Experience, Features, and UX Feedback

  • Positive feedback on the general interface and idea of integrated tutor, quizzes, and flashcards, but multiple users report bugs, long generation times, and login issues.
  • Suggestions:
    • Clean up long lecture lists and better sectioning.
    • Integrate bottom tools into a single, more agent-like tutor.
    • More gamification, cohorts/social learning, and real-world artifact-based tasks, not just trivia.
    • Smarter “watch” links that jump to the relevant video segment.
  • Debate over giving the AI tutor a “persona”: some like the idea; others find overly humanized AI off-putting.

Use Cases and Scope

  • Interest in:
    • Language learning (with repetition and grammar focus).
    • Child/elementary content, though the current tutor safety is not trusted for unsupervised young kids.
    • Poker, chess, and other domains that may need custom tooling (solvers, interactive boards).
    • Niche “how-to” content (e.g., home improvement), including the potential use of comments as errata.
  • Currently relies mostly on transcripts; no video-frame understanding yet, though that’s on the roadmap. Supports PDFs, slides, and other file types as inputs.

Copyright, Ethics, and Creator Relations

  • This is the most contentious theme.
  • Miyagi says:
    • Any monetized course includes revenue sharing with creators, with some signed partnerships.
    • Embedded videos are used, and creators can request takedowns.
    • Non-partner content can still be summarized and augmented, with opt-out rather than opt-in.
  • Critics argue:
    • Opt-out with ambiguous revenue terms is ethically weak; should be explicit opt-in and generous sharing since creators supply most of the value.
    • Even if embedding is allowed, generating derivative educational products without consent feels exploitative to many.
    • “Extra views” are not sufficient compensation if a platform monetizes AI-based derivatives.
  • Comparisons are drawn to:
    • YouTube’s own AI summaries, accused of reducing watch time while monetizing summaries without adequate creator compensation.
    • Earlier controversies where companies enrolled creators into monetized systems without clear opt-in, which produced severe backlash.
  • Legal status (derivative work vs. fair use) is left unresolved in the thread; multiple commenters flag this as a major long-term risk and perception issue.

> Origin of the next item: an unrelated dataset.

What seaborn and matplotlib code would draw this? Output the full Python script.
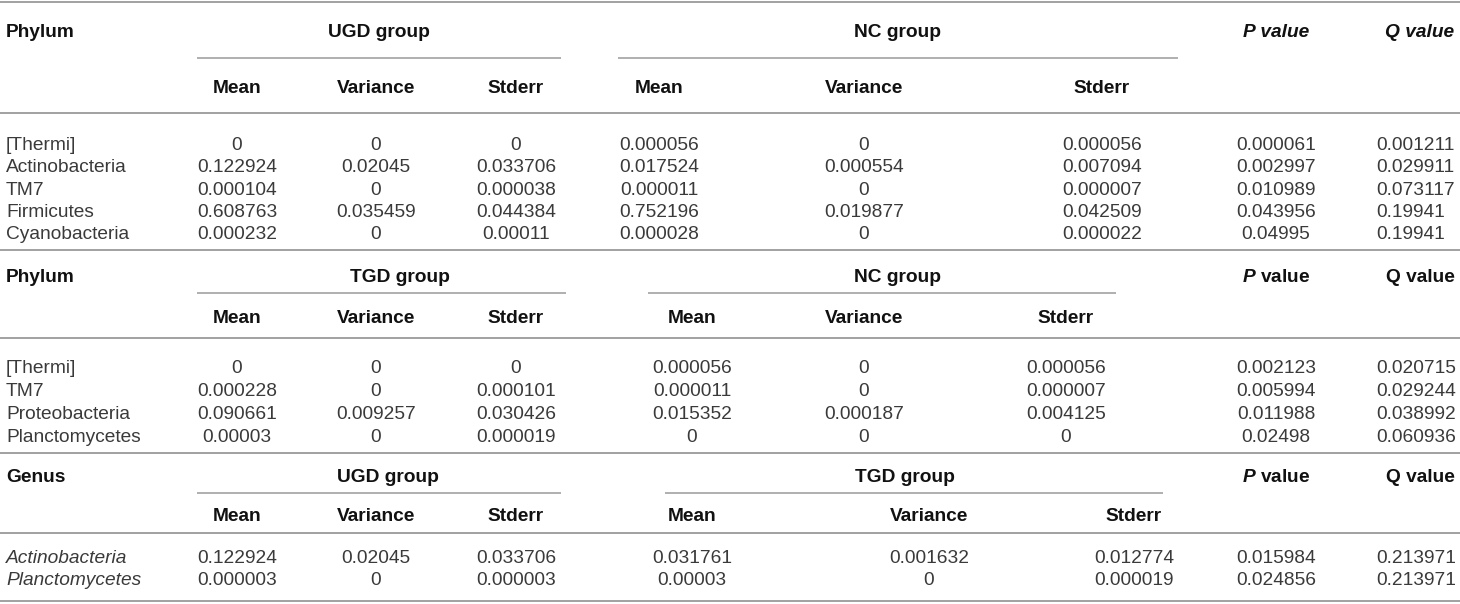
import numpy as np
import matplotlib.pyplot as plt
import seaborn as sns

# --- section 1: UGD vs NC (phylum)
s1_taxa = ['[Thermi]', 'Actinobacteria', 'TM7', 'Firmicutes', 'Cyanobacteria']
s1_ugd_mean = [0, 0.122924, 0.000104, 0.608763, 0.000232]
s1_ugd_var = [0, 0.02045, 0, 0.035459, 0]
s1_ugd_se = [0, 0.033706, 0.000038, 0.044384, 0.00011]
s1_nc_mean = [0.000056, 0.017524, 0.000011, 0.752196, 0.000028]
s1_nc_var = [0, 0.000554, 0, 0.019877, 0]
s1_nc_se = [0.000056, 0.007094, 0.000007, 0.042509, 0.000022]
s1_p = [0.000061, 0.002997, 0.010989, 0.043956, 0.04995]
s1_q = [0.001211, 0.029911, 0.073117, 0.19941, 0.19941]

# --- section 2: TGD vs NC (phylum)
s2_taxa = ['[Thermi]', 'TM7', 'Proteobacteria', 'Planctomycetes']
s2_tgd_mean = [0, 0.000228, 0.090661, 0.00003]
s2_tgd_var = [0, 0, 0.009257, 0]
s2_tgd_se = [0, 0.000101, 0.030426, 0.000019]
s2_nc_mean = [0.000056, 0.000011, 0.015352, 0]
s2_nc_var = [0, 0, 0.000187, 0]
s2_nc_se = [0.000056, 0.000007, 0.004125, 0]
s2_p = [0.002123, 0.005994, 0.011988, 0.02498]
s2_q = [0.020715, 0.029244, 0.038992, 0.060936]

# --- section 3: UGD vs TGD (genus)
s3_taxa = ['Actinobacteria', 'Planctomycetes']
s3_ugd_mean = [0.122924, 0.000003]
s3_ugd_var = [0.02045, 0]
s3_ugd_se = [0.033706, 0.000003]
s3_tgd_mean = [0.031761, 0.00003]
s3_tgd_var = [0.001632, 0]
s3_tgd_se = [0.012774, 0.000019]
s3_p = [0.015984, 0.024856]
s3_q = [0.213971, 0.213971]

sub_labels = ['Mean', 'Variance', 'Stderr']

sns.set_theme(style='white')
plt.rcParams['font.family'] = ['Liberation Sans', 'DejaVu Sans']
plt.rcParams['mathtext.fontset'] = 'custom'
plt.rcParams['mathtext.it'] = 'Liberation Sans:italic:bold'
plt.rcParams['mathtext.bf'] = 'Liberation Sans:bold'

fig = plt.figure(figsize=(14.6, 6.04), dpi=100)
ax = fig.add_axes([0, 0, 1, 1])
ax.set_xlim(0, 1460)
ax.set_ylim(604, 0)
ax.axis('off')

FS = 13.8
BASE = 7  # baseline offset from the visual centre of a text line (px)
VAL_COL = '#3a3a3a'
HDR_COL = '#111111'
LINE_COL = '#9a9a9a'


def fmt(v):
    return np.format_float_positional(v, trim='-')


def txt(x, y, s, ha='center', color=VAL_COL, **kw):
    ax.text(x, y + BASE, s, fontsize=FS, ha=ha, va='baseline', color=color, **kw)


def hline(y, x0=0, x1=1460, lw=1.3):
    ax.plot([x0, x1], [y, y], color=LINE_COL, lw=lw, solid_capstyle='butt')


def section(first, g1, g2, cols, taxa, series, ys, italic_taxa=False, pq_italic_all=False):
    hdr, ul, sub, line = ys['hdr'], ys['ul'], ys['sub'], ys['line']
    txt(6, hdr, first, ha='left', color=HDR_COL, fontweight='bold')
    # group headers, underlines, sub headers
    for name, (x0, x1, xc), xs in [(g1, cols['g1'], cols['g1x']), (g2, cols['g2'], cols['g2x'])]:
        txt(xc, hdr, name, color=HDR_COL, fontweight='bold')
        hline(ul, x0, x1, lw=1.1)
        for lab, x in zip(sub_labels, xs):
            txt(x, sub, lab, color=HDR_COL, fontweight='bold')
    # P / Q headers
    if pq_italic_all:
        txt(cols['p'], hdr, 'P value', color=HDR_COL, fontweight='bold', style='italic')
        txt(cols['qh'], hdr, 'Q value', color=HDR_COL, fontweight='bold', style='italic')
    else:
        txt(cols['p'], hdr, r'$\mathit{P}$ value', color=HDR_COL, fontweight='bold')
        txt(cols['qh'], hdr, 'Q value', color=HDR_COL, fontweight='bold')
    hline(line)
    # data rows
    xs_all = list(cols['g1x']) + list(cols['g2x']) + [cols['p']]
    for i, (taxon, y) in enumerate(zip(taxa, ys['rows'])):
        txt(6, y, taxon, ha='left', style='italic' if italic_taxa else 'normal')
        for x, s in zip(xs_all, series[:-1]):
            txt(x, y, fmt(s[i]))
        txt(cols['q'], y, fmt(series[-1][i]), ha='left')


left_cols = (237, 376, 516)
hline(1.5)

section('Phylum', 'UGD group', 'NC group',
        dict(g1=(197, 561, 379), g1x=left_cols, g2=(618, 1178, 898), g2x=(659, 864, 1102),
             p=1276, q=1376, qh=1420),
        s1_taxa,
        [s1_ugd_mean, s1_ugd_var, s1_ugd_se, s1_nc_mean, s1_nc_var, s1_nc_se, s1_p, s1_q],
        dict(hdr=30, ul=58, sub=86, line=113, rows=[143, 165, 188, 210, 232]),
        pq_italic_all=True)
hline(250)

section('Phylum', 'TGD group', 'NC group',
        dict(g1=(197, 566, 400), g1x=left_cols, g2=(648, 1116, 898), g2x=(692, 864, 1066),
             p=1276, q=1376, qh=1420),
        s2_taxa,
        [s2_tgd_mean, s2_tgd_var, s2_tgd_se, s2_nc_mean, s2_nc_var, s2_nc_se, s2_p, s2_q],
        dict(hdr=275, ul=293, sub=316, line=338, rows=[366, 389, 412, 435]))
hline(453)

section('Genus', 'UGD group', 'TGD group',
        dict(g1=(197, 561, 388), g1x=left_cols, g2=(665, 1163, 905), g2x=(692, 929, 1134),
             p=1276, q=1376, qh=1420),
        s3_taxa,
        [s3_ugd_mean, s3_ugd_var, s3_ugd_se, s3_tgd_mean, s3_tgd_var, s3_tgd_se, s3_p, s3_q],
        dict(hdr=475, ul=493, sub=514, line=533, rows=[556, 578]),
        italic_taxa=True)
hline(601)

fig.savefig('out.png', dpi=100)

Platform Risk and Future Direction

  • Some discuss dependence on YouTube APIs and subtitles; founders state they already support direct uploads and could expand to other subtitle sources.
  • Commenters from traditional edtech note this idea has been floated before but ran into pedagogy, licensing, and “no-ads” constraints at established platforms, hinting that a startup can move faster but must still address those same issues over time.